Yaşadığımız depremde tuzla buz olan binaların yanında bir taşın bile yerinden oynamadığı binaları da gördük. Uzmanlar her zaman depremin değil binanın öldüreceğini, yönetmeliklere uygun binalar yapıldığı taktirde depremin şiddetinin bir öneminin olmadığını savunuyorlar. Yaşadıklarımızın sorumlularının yargılanmasını hepimiz istiyoruz. Türkiye'de inşaat denetçiği yapan bir beyefendi Türkiye'de bu sektörde yaşanan aksaklıkları bir bir anlatmış.
gömdüler insanları canlı canlı betona orrospu çocukları.

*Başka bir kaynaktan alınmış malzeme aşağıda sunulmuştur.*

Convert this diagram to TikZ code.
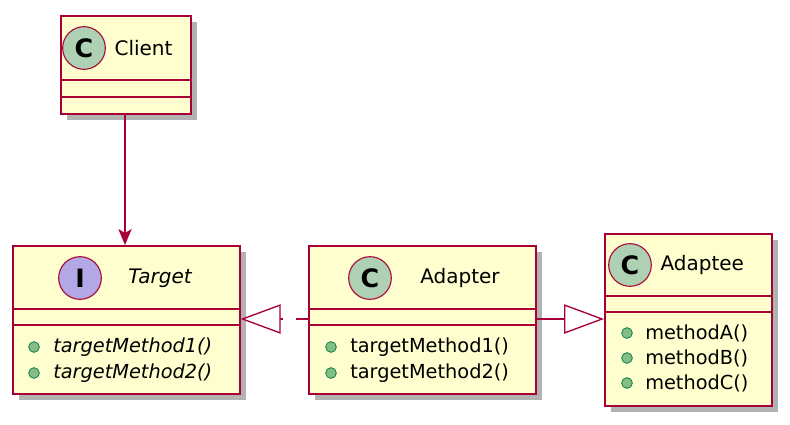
\documentclass[tikz,border=0pt]{standalone}
\usepackage{fontspec}
\setmainfont{DejaVu Sans}
\usetikzlibrary{positioning,shadows,arrows.meta}
\definecolor{umlfill}{HTML}{FEFECE}
\definecolor{umlline}{HTML}{A80036}
\definecolor{circC}{HTML}{ADD1B2}
\definecolor{circI}{HTML}{B4A7E5}
\definecolor{pubfill}{HTML}{84BE84}
\definecolor{publine}{HTML}{038048}
\tikzset{
  % Specifications for style of nodes:
  umlclass/.style = {
    rectangle,
    draw=umlline,
    line width=1.5pt,
    fill=umlfill,
    anchor=north west,
    inner sep=0pt,
    drop shadow={shadow xshift=4.5pt, shadow yshift=-4.5pt, opacity=0.3, fill=black}
  },
  stereo/.style = {
    circle,
    draw=umlline,
    line width=0.8pt,
    minimum size=32pt,
    inner sep=0pt,
    font=\fontsize{19}{19}\selectfont\bfseries
  },
  title/.style = {font=\fontsize{15}{15}\selectfont},
  member/.style = {anchor=west, inner sep=0pt, font=\fontsize{14.5}{15}\selectfont},
  pub/.style = {circle, draw=publine, fill=pubfill, line width=0.6pt,
    minimum size=8pt, inner sep=0pt},
  sep/.style = {draw=umlline, line width=1.5pt},
  link/.style = {draw=umlline, line width=1pt},
}
\begin{document}
\begin{tikzpicture}[x=0.75pt, y=-0.75pt]
    \useasboundingbox (0,0) rectangle (790,425);
    % Specification of boxes (position, etc.)
    \node[umlclass, minimum width=97.5pt, minimum height=73.5pt] (client)  at (60,15)  {};
    \node[umlclass, minimum width=170pt,  minimum height=111pt]  (target)  at (12,245) {};
    \node[umlclass, minimum width=170pt,  minimum height=111pt]  (adapter) at (308,245) {};
    \node[umlclass, minimum width=125pt,  minimum height=129pt]  (adaptee) at (604,233) {};
    % compartments
    \draw[sep] (60,80) -- (190,80) (60,97) -- (190,97);
    \draw[sep] (12,309) -- (239,309) (12,325) -- (239,325);
    \draw[sep] (308,309) -- (535,309) (308,325) -- (535,325);
    \draw[sep] (604,296) -- (771,296) (604,312) -- (771,312);
    % headers
    \node[stereo, fill=circC] (clientC)  at (84,48)   {C};
    \node[title, right=3pt of clientC] (clientT) {Client};
    \node[stereo, fill=circI] (targetI)  at (80,278)  {I};
    \node[title, font=\fontsize{15}{15}\selectfont\itshape] (targetT) at (160,278) {Target};
    \node[stereo, fill=circC] (adapterC) at (370,278) {C};
    \node[title] (adapterT) at (460,278) {Adapter};
    \node[stereo, fill=circC] (adapteeC) at (630,265) {C};
    \node[title, right=3pt of adapteeC] (adapteeT) {Adaptee};
    % members
    \foreach \y/\m [count=\i] in {347/targetMethod1(), 373/targetMethod2()} {
      \node[pub] (tp\i) at (34,\y) {};
      \node[member, font=\fontsize{14.5}{15}\selectfont\itshape] (tm\i) at (53,\y) {\m};
      \node[pub] (ap\i) at (331,\y) {};
      \node[member] (am\i) at (350,\y) {\m};
    }
    \foreach \y/\m [count=\i] in {333/methodA(), 358/methodB(), 383/methodC()} {
      \node[pub] (ep\i) at (627,\y) {};
      \node[member] (em\i) at (645,\y) {\m};
    }
    % relations
    \draw[link, -{Stealth[length=12pt, width=10pt, inset=3pt]}] (client.south -| 125,0) -- (target.north -| 125,0);
    \draw[link, dash pattern=on 9pt off 10pt, -{Triangle[open, length=30pt, width=22pt, fill=white]}]
      (adapter.west |- 0,319) -- (target.east |- 0,319);
    \draw[link, -{Triangle[open, length=30pt, width=22pt, fill=white]}]
      (adapter.east |- 0,319) -- (adaptee.west |- 0,319);
\end{tikzpicture}
\end{document}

Bizim ülkemizdeki kadar (aslına bakarsanız çoğu 3. dünya ülkesinde görülen bir olay) kısa zamanda en az işi yaparak en çok parayı kazanmak isteme duygusunu içinde barındıran insan yoktur başka yerde. Refah düzeyi yüksek, devleti milletinin paralarını yemeyen, kurallarına göre iş yaptıran ülkelerde böyle şeyler göremezsiniz. Japonya'da rüşvet aldığı ortaya çıkınca adam harakiri yaparak kendini öldürüyor ya, bizimkiler de bakıp gülüyor. Senin devletinin, milletinin başındaki adam "Benim ülkemde %80 enflasyon var halkım gıkını çıkarmıyor" diye yurt dışındaki televizyonlarda seni beni nasıl sindirdiğini anlatıyor. Bunlar ne ki, daha neleri çalıyor, neleri kuralların hiçbirine uymadan yapıyorlar bilseniz.. Daha bunun gıdası var, eğitimi var, var da var.. Her yer çürümüş insanlarla dolu. Zihinleri, akılları, vicdanları çürümüş şerefsizler
Yapı denetimi neden özelleştirildi şimdi daha iyi anlaşılıyor. Bazı yapı denetim şirketlerinin birçoğunun ortaklarınında inşaat şirketleri oluğu ortaya çıkmıştı. Dürüstlerin asla barınamayacağı bir ülke burası. Bu ahlaksızlıkları yapanlar, ön ayak olanlar toplumun bir kesimi tarafından takdir edilip tekrar yetkilendiriliyor maalesef. Kuralları delme, riayet etmeme ve bunlarla övünme gibi iğrenç özelliklerimiz var. Kurala uyanı, temiz iş yapanı da küçümseyen bir diğer iğrenç yapımız var.